The bodies were set on fire with gasoline, tires, firewood and plastic, in a 14-hour-long inferno downhill from a Cocula garbage dump, he said.
"The fire lasted from midnight to 14:00 the next day. The criminals could not handle the bodies until 17:00 due to the heat," he said.
The suspects then crushed the remains, stuffed them in bags and threw some in a river. Suspects burned their own clothes to hide any evidence.
Murillo Karam showed videos of investigators combing through small pieces of charcoal-like remains that were found in black plastic bags. Some parts were found near the landfill.
Murillo Karam delivered the news to the relatives of the missing in an airport hangar in Chilpancingo, capital of the violence-plagued southern state of Guerrero.
But the parents, who distrust the government, said they would not accept that their children are dead until they get a final ruling from independent Argentine forensic experts who are taking part in the investigation.
"As long as there is no proof, our sons are alive," Felipe de la Cruz, a spokesperson for the families, said at a news conference from the missing young men's teacher-training college near Chilpancingo.
"We will keep searching for them," he said.
Last month, two hitmen had already confessed to killing 17 of the students and dumping them in a mass grave near Iguala.
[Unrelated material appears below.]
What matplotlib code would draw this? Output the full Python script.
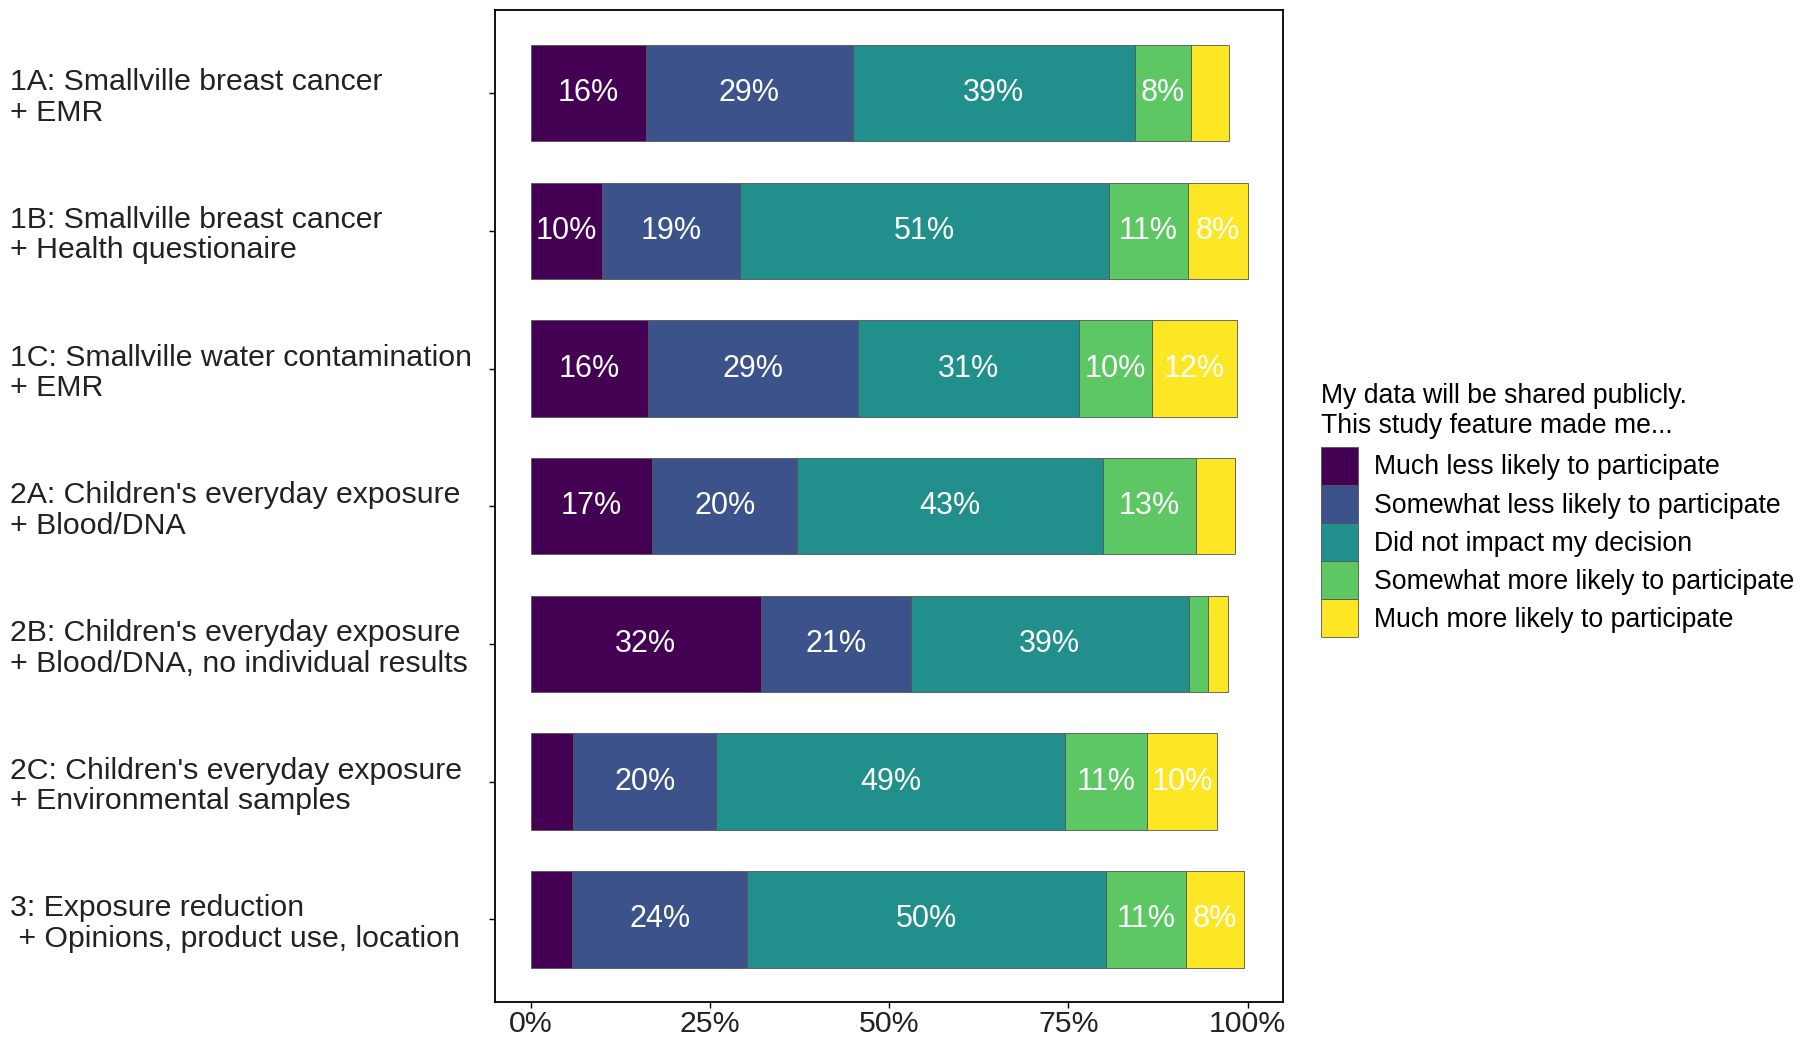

But authorities said tests showed none of them were among 28 bodies found in the pit.
Authorities have now detained 74 people, including several Guerreros Unidos members, 36 Iguala and Cocula police officers and Iguala's ousted mayor Jose Luis Abarca and his wife Maria de los Angeles Pineda.
The case has highlighted Mexico's struggle to prevent collusion between officials and drug gangs.
Authorities say Abarca ordered the officers to confront the students over fears they would derail a speech by his wife, who headed the local child protection agency.
The missing young men said they went to Iguala to raise funds, though they hijacked four buses to move around, a common practice among students from the radical teachers college.
"The corruption and violence were warning signs for all to see for years and those who negligently ignored them are accomplices in this tragedy," said Amnesty International's Americas director Erika Guevara Rosas.